The consumer price index climbed 7.1% in November from a year ago, down sharply from the 7.7% figure recorded in October and continuing a trend of slower-paced inflation since the 9.1% peak in June.
While gasoline prices at service station pumps have dropped markedly in recent months, food prices remain much higher than normal in the world’s biggest economy. But overall, the inflation rate has dropped from the four-decade high in mid-2022, while remaining well above the 2.1% average rate in the three years before the coronavirus pandemic significantly affected the American economy starting in March 2020.
On a month-to-month basis, consumer prices also eased, increasing a tenth of a percentage point in November over October, down from the 0.3% figure in October and 0.6% increases in both August and September.
Gasoline, utility, medical care and used-car prices all fell in November.

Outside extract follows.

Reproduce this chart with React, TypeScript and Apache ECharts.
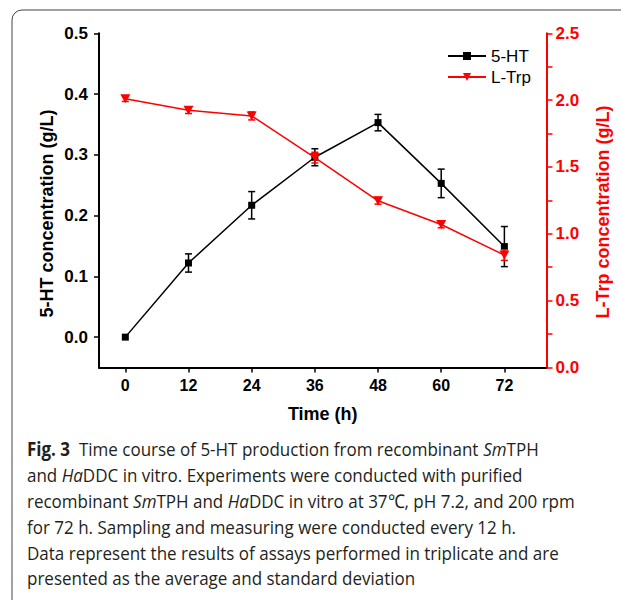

The latest consumer price report likely leaves policymakers at the country’s central bank, the Federal Reserve, on track Wednesday to increase its benchmark interest rate by a half percentage point, after it had imposed 0.75% increases at four straight meetings to curb the rampant inflation rate.
The benchmark rate was near zero earlier this year, and now with Wednesday’s expected increase, would reach 4.25 to 4.5%.
The benchmark rate ripples throughout the U.S. economy, pushing borrowing costs higher for businesses buying supplies and raw products and for consumers getting loans to buy cars, furniture and other consumer goods.
U.S. President Joe Biden took note of the slowing pace of inflation and said he hopes prices will be back to normal by the end of next year.
“I want to be clear, it’s going to take time to get inflation back to normal levels,” he said at the White House. “As we make the transition to a more stable growth, we could see setbacks along the way, as well. We shouldn’t take anything for granted.”
Biden said his goal was to get price increases under control without stunting economic growth. Even with millions of families struggling to make ends meet, the U.S. continues to add hundreds of thousands of new jobs to corporate payrolls every month, and the U.S. jobless rate remains near a five-decade low.